Head-up display, HUD for short, is the interface method by which some of the game's informations can be seen by the player during the game, the most common being the character's health.
In addition, the HUD also sometimes refers to the actual visual perspective from various robot characters. A notable example of this is with the ending for Vile Mode, which showcased Vile's perspective after he was hit by X's charge shot, which showed a red-toned background and glitched graphics due to Vile being heavily damaged.
An item is a game object designed to produce an effect when picked up or activated by the player. Most are beneficial, like recovering health and energy, although "power-downs" exist in some games, such as Poison Mushrooms from the Mario series and Eggman items from Sonic the Hedgehog 3.
Non-player character, NPC for short, is a character from the game that can't be controlled by the player.
Save and load
Long games have a save feature to allow the player to stop and continue later by loading the saved game data.
Passwords were used to record the game's progress in the NES, SNES, and Game Boy Mega Man games. To continue from a specific point, players must insert the right password in the Password Screen. The passwords are made of dots, icons, or numbers, depending of the game.
Stage Select Screen
The Stage Select Screen (ステージセレクト画面) is a recurring screen in the Mega Man and Mega Man X series that allows players to select the stages available in any order.
Sub Screen (サブ画面 Sabu Gamen), also known by other names and nicknames such as "Pause Screen", is the screen that appears when the player presses a button (usually the "Pause" button) in the Action Screen. In the Mega Man franchise, the screen was originally named Cockpit (コックピット) and only occupied part of the screen. In Mega Man 4 onward it became the Weapon Select Screen (武器選択画面 Buki Sentaku Gamen), occupying the whole screen. This menu displays the player's Life Energy, Extra Lives, and allows to change Special Weapons. In later games it also included items and options like Tanks, Sub Tanks, and Escape.

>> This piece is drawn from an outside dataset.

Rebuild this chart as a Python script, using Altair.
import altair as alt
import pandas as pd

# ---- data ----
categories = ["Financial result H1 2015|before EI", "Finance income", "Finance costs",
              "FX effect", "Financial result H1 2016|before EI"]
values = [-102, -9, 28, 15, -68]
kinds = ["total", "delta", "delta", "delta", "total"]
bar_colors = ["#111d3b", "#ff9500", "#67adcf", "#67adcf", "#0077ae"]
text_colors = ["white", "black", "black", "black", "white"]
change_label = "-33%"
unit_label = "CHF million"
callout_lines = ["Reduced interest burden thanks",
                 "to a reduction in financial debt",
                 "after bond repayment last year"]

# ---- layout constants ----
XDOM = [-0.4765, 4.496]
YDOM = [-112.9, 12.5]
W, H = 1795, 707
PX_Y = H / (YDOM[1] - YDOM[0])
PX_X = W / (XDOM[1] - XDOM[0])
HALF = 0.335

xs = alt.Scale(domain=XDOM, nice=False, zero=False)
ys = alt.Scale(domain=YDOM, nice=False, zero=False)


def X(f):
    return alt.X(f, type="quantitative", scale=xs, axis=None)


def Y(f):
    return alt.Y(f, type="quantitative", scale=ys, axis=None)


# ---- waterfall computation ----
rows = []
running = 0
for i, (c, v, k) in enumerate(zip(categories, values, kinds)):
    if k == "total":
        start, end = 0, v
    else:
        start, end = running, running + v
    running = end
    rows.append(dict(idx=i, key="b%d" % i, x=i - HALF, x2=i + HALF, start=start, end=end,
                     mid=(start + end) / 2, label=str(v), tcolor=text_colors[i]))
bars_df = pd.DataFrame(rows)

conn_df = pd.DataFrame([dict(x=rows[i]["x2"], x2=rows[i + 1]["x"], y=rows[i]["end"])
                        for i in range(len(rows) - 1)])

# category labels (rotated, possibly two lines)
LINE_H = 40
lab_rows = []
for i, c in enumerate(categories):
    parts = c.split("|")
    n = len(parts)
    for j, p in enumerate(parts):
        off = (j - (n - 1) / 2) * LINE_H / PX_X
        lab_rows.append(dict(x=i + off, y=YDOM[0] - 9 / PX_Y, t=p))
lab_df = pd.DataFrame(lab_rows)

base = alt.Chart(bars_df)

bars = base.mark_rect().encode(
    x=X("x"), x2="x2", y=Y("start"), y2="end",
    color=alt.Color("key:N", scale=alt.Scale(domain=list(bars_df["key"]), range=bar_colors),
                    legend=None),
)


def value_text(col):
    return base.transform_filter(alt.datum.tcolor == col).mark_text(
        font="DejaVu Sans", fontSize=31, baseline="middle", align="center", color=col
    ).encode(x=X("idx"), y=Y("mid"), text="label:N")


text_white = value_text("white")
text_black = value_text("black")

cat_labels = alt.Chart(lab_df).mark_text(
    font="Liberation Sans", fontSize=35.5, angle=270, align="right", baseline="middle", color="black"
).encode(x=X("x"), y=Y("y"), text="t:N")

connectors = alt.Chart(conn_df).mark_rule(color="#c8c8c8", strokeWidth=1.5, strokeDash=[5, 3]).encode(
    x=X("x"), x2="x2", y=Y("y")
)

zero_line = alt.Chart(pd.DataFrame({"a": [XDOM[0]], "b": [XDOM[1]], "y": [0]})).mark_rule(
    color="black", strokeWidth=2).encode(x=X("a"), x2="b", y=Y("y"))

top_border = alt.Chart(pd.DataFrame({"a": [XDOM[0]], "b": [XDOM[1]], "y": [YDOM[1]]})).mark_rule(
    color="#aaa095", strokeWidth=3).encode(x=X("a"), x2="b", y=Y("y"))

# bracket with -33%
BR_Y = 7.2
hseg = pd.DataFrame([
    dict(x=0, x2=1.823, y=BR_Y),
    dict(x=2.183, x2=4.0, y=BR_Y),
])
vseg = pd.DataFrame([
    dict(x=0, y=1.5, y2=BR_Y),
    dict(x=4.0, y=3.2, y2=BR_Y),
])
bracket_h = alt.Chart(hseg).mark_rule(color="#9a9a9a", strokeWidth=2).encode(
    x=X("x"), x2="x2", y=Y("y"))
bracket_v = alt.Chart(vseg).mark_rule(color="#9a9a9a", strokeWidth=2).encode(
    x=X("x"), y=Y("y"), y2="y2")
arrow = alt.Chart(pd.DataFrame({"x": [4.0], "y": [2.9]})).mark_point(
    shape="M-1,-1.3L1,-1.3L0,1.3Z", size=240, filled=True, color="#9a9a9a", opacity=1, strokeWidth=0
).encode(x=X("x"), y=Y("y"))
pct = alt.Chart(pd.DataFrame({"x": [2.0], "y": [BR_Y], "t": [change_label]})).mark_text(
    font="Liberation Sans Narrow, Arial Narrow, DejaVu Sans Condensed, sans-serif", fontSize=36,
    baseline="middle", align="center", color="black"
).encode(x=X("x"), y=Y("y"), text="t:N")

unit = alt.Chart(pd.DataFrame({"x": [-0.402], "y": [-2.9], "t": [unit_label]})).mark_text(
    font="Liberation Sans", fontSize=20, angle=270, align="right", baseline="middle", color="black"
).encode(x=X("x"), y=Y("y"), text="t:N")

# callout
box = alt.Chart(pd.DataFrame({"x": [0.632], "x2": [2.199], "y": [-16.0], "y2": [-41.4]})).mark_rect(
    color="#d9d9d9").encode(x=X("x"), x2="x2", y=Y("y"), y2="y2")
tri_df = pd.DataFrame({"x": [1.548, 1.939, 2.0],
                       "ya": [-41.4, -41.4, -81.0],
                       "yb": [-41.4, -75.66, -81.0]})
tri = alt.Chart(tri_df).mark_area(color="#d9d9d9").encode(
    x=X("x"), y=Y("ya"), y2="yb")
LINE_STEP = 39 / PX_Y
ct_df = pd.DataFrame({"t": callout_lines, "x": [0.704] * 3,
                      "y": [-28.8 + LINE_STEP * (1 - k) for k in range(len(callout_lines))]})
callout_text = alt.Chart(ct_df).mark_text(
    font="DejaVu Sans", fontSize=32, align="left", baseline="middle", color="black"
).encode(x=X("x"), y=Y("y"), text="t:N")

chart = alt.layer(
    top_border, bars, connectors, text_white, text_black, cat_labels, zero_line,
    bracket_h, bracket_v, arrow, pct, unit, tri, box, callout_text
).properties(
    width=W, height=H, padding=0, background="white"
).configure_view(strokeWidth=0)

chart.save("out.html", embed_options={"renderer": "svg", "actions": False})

With the inclusion of more items in games like Mega Man 7 and Mega Man IV, the screen was divided into the Weapon Select Screen and Item Select Screen (アイテム選択画面 shortened as Item Screen in some games), the two screens being collectively known as the Equipment Select Screen (装備選択画面 Soubi Sentaku Gamen) in Mega Man & Bass.

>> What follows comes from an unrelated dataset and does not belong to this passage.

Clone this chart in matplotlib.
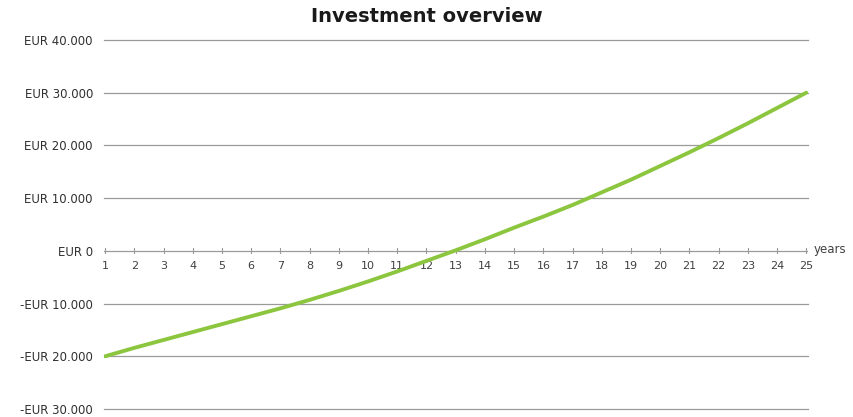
import matplotlib.pyplot as plt
import numpy as np

# investment balance per year
years = list(range(1, 26))
balance = [-20000, -18400, -16900, -15400, -13900, -12400, -10900, -9300,
           -7600, -5800, -3900, -1900, 100, 2200, 4400, 6500, 8700, 11100,
           13500, 16100, 18700, 21400, 24200, 27100, 30000]

y_ticks = [-30000, -20000, -10000, 0, 10000, 20000, 30000, 40000]


def eur(v):
    s = "{:,}".format(abs(v)).replace(",", ".")
    if v < 0:
        return "-EUR " + s
    if v == 0:
        return "EUR 0"
    return "EUR " + s


fig = plt.figure(figsize=(8.54, 4.17), dpi=100)
ax = fig.add_axes([104 / 854, 1 - 409 / 417, (808 - 104) / 854, (409 - 40) / 417])

ax.set_xlim(0.96, 25.06)
ax.set_ylim(-30000, 40000)

grid_col = "#9a9a9a"

# horizontal gridlines
for v in y_ticks:
    if v != 0:
        ax.axhline(v, color=grid_col, lw=0.9, zorder=1, clip_on=False)

# category axis sits at zero
ax.axhline(0, color=grid_col, lw=0.9, zorder=2)
for x in years:
    ax.plot([x, x], [-450, 450], color=grid_col, lw=0.8, zorder=2)
    ax.text(x, -2900, str(x), ha="center", va="center", fontsize=8,
            color="#404040")
ax.text(25.25, 300, "years", ha="left", va="center", fontsize=8.5,
        color="#404040", clip_on=False)

ax.plot(years, balance, color="#8cc63f", lw=2.8, solid_capstyle="round",
        zorder=3)

ax.set_yticks(y_ticks)
ax.set_yticklabels([eur(v) for v in y_ticks], fontsize=8.5, color="#303030")
ax.tick_params(axis="y", length=0, pad=8)
ax.set_xticks([])
for s in ax.spines.values():
    s.set_visible(False)

fig.text(0.5, 1 - 16 / 417, "Investment overview", ha="center", va="center",
         fontsize=14, fontweight="bold", color="#1a1a1a")

fig.savefig("out.png", dpi=100)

In the Mega Man Zero and Mega Man ZX series, the screen became the Sub Screen, which is divided into different screens depending of the game: the Status and Options screens in all games; Elf List, Form, EX Skills, and Chips in the Mega Man Zero series; and Item and Mission screens in the Mega Man ZX series. The name Sub Screen is also used in Mega Man Xtreme 2 and Mega Man X: Command Mission.
The Title Screen, also known as the Menu Screen, is one of the first screens the player sees when starting a game. It displays the game's title and the Main Menu, with the options to start a new game or access a screen to continue the game, like the Password Screen and the Save Data Screen. Additional screens seen after the Title Screen include the Player Select Screen and the Mode Select Screen.
Some Title Screens also contain additional options in the Main Menu, like an Options menu to change game configurations, a gallery, database, challenges, and minigames.